[Data records]
-- start --

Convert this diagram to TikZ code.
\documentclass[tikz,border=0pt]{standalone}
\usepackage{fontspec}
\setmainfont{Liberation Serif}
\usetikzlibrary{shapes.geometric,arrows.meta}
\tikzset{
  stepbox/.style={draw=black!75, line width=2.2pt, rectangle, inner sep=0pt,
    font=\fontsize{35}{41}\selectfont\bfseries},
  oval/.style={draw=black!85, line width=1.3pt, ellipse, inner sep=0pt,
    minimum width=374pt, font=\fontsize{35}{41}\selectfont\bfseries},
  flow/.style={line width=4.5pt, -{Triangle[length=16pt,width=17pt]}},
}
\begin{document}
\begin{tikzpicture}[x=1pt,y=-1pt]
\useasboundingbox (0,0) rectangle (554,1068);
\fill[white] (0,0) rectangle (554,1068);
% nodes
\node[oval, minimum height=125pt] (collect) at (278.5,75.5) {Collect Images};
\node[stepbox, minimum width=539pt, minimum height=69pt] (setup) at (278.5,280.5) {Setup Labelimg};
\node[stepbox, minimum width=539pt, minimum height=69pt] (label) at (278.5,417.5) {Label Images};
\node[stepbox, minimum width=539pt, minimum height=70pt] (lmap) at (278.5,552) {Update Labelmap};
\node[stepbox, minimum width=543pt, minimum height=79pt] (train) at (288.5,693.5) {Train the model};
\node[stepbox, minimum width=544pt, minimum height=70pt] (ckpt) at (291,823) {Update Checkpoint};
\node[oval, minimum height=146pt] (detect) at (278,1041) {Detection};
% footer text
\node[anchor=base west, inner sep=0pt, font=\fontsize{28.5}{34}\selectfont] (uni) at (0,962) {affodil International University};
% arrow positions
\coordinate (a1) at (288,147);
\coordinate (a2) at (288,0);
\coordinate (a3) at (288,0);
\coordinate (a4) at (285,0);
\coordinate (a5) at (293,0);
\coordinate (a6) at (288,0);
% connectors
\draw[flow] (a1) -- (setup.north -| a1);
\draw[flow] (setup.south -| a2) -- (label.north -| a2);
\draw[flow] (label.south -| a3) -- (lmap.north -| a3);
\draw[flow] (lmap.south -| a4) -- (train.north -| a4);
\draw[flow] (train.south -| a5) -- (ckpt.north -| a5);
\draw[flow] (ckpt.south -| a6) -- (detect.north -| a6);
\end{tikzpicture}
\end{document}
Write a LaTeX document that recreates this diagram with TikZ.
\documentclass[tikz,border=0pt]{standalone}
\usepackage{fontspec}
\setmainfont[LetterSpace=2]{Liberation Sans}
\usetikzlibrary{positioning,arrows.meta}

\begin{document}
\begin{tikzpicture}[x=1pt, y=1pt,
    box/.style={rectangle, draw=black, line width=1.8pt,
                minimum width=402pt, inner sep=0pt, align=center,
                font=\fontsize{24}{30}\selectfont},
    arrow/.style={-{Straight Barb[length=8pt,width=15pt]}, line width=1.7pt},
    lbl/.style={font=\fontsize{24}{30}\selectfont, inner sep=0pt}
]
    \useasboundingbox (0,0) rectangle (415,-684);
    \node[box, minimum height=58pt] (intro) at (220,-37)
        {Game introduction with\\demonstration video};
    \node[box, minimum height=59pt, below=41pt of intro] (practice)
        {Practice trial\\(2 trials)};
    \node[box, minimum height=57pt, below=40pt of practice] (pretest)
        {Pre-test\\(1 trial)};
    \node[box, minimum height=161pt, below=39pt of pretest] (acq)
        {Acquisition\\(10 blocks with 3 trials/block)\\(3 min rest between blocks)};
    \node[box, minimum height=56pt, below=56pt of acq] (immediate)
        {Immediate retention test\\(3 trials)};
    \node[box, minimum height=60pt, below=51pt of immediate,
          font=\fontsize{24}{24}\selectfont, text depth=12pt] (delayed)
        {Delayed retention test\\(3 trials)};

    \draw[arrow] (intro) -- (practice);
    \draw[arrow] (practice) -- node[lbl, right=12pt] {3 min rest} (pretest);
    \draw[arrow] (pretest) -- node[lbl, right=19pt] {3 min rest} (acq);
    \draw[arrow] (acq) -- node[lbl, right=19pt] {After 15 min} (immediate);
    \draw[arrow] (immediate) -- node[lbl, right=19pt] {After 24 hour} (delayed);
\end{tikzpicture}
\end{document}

-- end --

### Required task
Find all lines holding the string "diagram" and copy them.

### Solution for this exercise
Convert this diagram to TikZ code.
Write a LaTeX document that recreates this diagram with TikZ.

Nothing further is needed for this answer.